Friday, March 31, 2006 5:06 pm by Cristina   No comments
Although none of them mentions that today is Charlotte's death anniversary, there are two - not very relevant - news items concerning Charlotte.

Claire Hopley reviews a book called Mrs Freud for The Harvard Post:

When writers scrutinize well-known stories and retell them from the point of view of a secondary character they often succeed in both creating a new tale and casting a raking light on the familiar one so we can consider it afresh. [...] In fiction, Jean Rhys's "Wide Sargasso Sea" suggests a radical re-reading of Charlotte Bronte's "Jane Eyre" while at the same time offering a very 20th-century account of female psychology.

The American Thinker rants about children and morality and they remember Mr Brocklehurst's ways of instilling it to his 'pupils':

Charlotte Bronte, in Jane Eyre, provided a pitch-perfect illustration of this type of educator when she created the frightening Mr. Brocklehurst (who was modeled on a real evangelical educator in whose school two of Charlotte’s sisters died). Children raised on these stuff may have hewed to the straight and narrow, but they did so not because they believed there was a positive benefit to such good behavior, but because they hoped to avoid agonizing deaths and eternal Hell fire.
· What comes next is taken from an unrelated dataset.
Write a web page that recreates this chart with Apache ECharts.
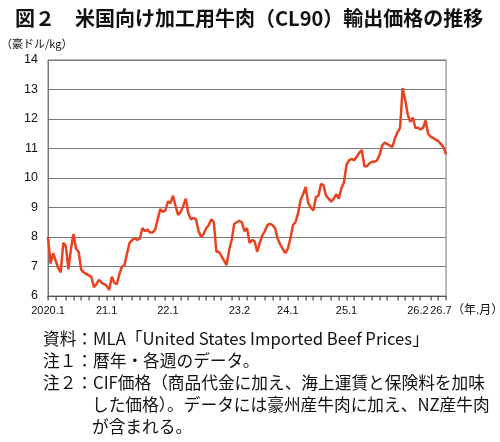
<!DOCTYPE html>
<html>
<head>
<meta charset="utf-8">
<script src="https://cdn.jsdelivr.net/npm/echarts@6/dist/echarts.min.js"></script>
<style>
  html, body { margin: 0; padding: 0; background: #fff; }
  #main { width: 500px; height: 442px; }
</style>
</head>
<body>
<div id="main"></div>
<script>
// 半月ごとの価格（豪ドル/kg）、2020年1月〜2026年7月
const prices = [
    8.0, 7.1, 7.45, 7.2, 6.95, 6.8, 7.8, 7.7, 6.9, 7.6,
    8.1, 7.6, 7.5, 6.9, 6.8, 6.75, 6.7, 6.65, 6.3, 6.4,
    6.55, 6.45, 6.4, 6.35, 6.2, 6.65, 6.45, 6.4, 6.75, 7.0,
    7.05, 7.45, 7.8, 7.9, 7.95, 7.9, 7.95, 8.3, 8.2, 8.25,
    8.15, 8.15, 8.25, 8.6, 8.95, 8.85, 8.9, 9.2, 9.15, 9.4,
    9.05, 8.75, 8.85, 9.05, 9.3, 8.8, 8.6, 8.65, 8.6, 8.2,
    8.0, 8.1, 8.3, 8.4, 8.6, 8.5, 7.5, 7.5, 7.35, 7.2,
    7.05, 7.55, 7.9, 8.45, 8.5, 8.55, 8.5, 8.2, 8.3, 7.8,
    7.9, 7.85, 7.5, 7.8, 8.05, 8.2, 8.4, 8.45, 8.4, 8.3,
    7.95, 7.75, 7.6, 7.45, 7.6, 7.95, 8.4, 8.5, 8.8, 9.25,
    9.45, 9.7, 9.15, 9.0, 8.9, 9.35, 9.4, 9.8, 9.75, 9.4,
    9.3, 9.2, 9.3, 9.45, 9.3, 9.65, 9.85, 10.45, 10.6, 10.65,
    10.6, 10.72, 10.85, 10.95, 10.4, 10.4, 10.5, 10.55, 10.55, 10.6,
    10.8, 11.1, 11.2, 11.15, 11.1, 11.05, 11.35, 11.55, 11.7, 13.05,
    12.65, 12.15, 11.9, 12.05, 11.7, 11.7, 11.65, 11.7, 11.95, 11.5,
    11.4, 11.35, 11.3, 11.25, 11.15, 11.05, 10.8
];

// 目盛ラベルと、その位置（半月インデックス）
const tickLabels = ['2020.1', '21.1', '22.1', '23.2', '24.1', '25.1', '26.2', '26.7'];
const tickIdx = [0, 23, 47, 75, 94, 117, 145, 154];

const notes = [
    '資料：MLA「United States Imported Beef Prices」',
    '注１：暦年・各週のデータ。',
    '注２：CIF価格（商品代金に加え、海上運賃と保険料を加味',
    'した価格）。データには豪州産牛肉に加え、NZ産牛肉',
    'が含まれる。'
];

// 半月単位のカテゴリ（前半/後半）
const periods = prices.map((_, i) =>
    (2020 + Math.floor(i / 24)) + '.' + (Math.floor((i % 24) / 2) + 1) + (i % 2 ? '後' : '前'));

// 小目盛はおよそ3.25区間ごと
const minorTicks = [];
for (let k = 0; k <= 48; k++) minorTicks.push([Math.round(k * 3.25), 6]);

const jp = '"Noto Sans CJK JP", sans-serif';
const num = '"Liberation Sans", Arial, sans-serif';

const noteTexts = notes.map((t, i) => ({
    type: 'text',
    left: i >= 3 ? 92 : 43,
    top: 330 + i * 22,
    style: { text: t, font: '16.7px ' + jp, fill: '#111' }
}));

const chart = echarts.init(document.getElementById('main'));
chart.setOption({
    animation: false,
    title: {
        text: '図２　米国向け加工用牛肉（CL90）輸出価格の推移',
        left: 10,
        top: 3,
        textStyle: { fontFamily: jp, fontSize: 20, fontWeight: 'bold', color: '#111' }
    },
    grid: {
        left: 48, right: 54, top: 60, bottom: 146,
        show: true, borderColor: '#777', borderWidth: 1
    },
    xAxis: {
        type: 'category',
        data: periods,
        boundaryGap: false,
        splitLine: { show: false },
        axisLine: { show: true, lineStyle: { color: '#555' } },
        axisTick: { show: false },
        axisLabel: {
            interval: idx => tickIdx.includes(idx),
            formatter: (v, idx) => tickLabels[tickIdx.indexOf(idx)],
            margin: 9,
            fontFamily: num,
            fontSize: 11,
            color: '#111'
        }
    },
    yAxis: {
        type: 'value',
        min: 6,
        max: 14,
        interval: 1,
        axisLine: { show: true, lineStyle: { color: '#777' } },
        axisTick: { show: false },
        splitLine: { lineStyle: { color: '#7a7a7a', width: 1 } },
        axisLabel: { margin: 10, fontFamily: num, fontSize: 12.5, color: '#111' }
    },
    series: [{
        type: 'line',
        data: prices,
        symbol: 'none',
        lineStyle: { color: '#e8421e', width: 2.5 }
    }, {
        // 軸の小目盛
        type: 'custom',
        data: minorTicks,
        encode: { x: 0, y: 1 },
        clip: false,
        silent: true,
        z: 10,
        renderItem: (params, api) => {
            const p = api.coord([api.value(0), api.value(1)]);
            return {
                type: 'rect',
                shape: { x: Math.round(p[0]) - 0.5, y: p[1], width: 1.2, height: 4.5 },
                style: { fill: '#444' }
            };
        }
    }],
    graphic: [
        {
            type: 'text', left: 1, top: 38,
            style: { text: '（豪ドル/kg）', font: '11px ' + jp, fill: '#111' }
        },
        {
            type: 'text', left: 452, top: 303,
            style: { text: '（年.月）', font: '12px ' + jp, fill: '#111' }
        }
    ].concat(noteTexts)
});
</script>
</body>
</html>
Now as a treat - because it's Charlotte's day - let's remember that wonderful, wonderful fragment from Jane Eyre. We defy anyone to keep a straight face while reading it - even if it is for the thousandth time:

"No sight so sad as that of a naughty child," he began, "especially a naughty little girl. Do you know where the wicked go after death?"
"They go to hell," was my ready and orthodox answer.
"And what is hell? Can you tell me that?"
"A pit full of fire."
"And should you like to fall into that pit, and to be burning there for ever?"
"No, sir."
"What must you do to avoid it?"
I deliberated a moment; my answer, when it did come, was objectionable: "I must keep in good health, and not die."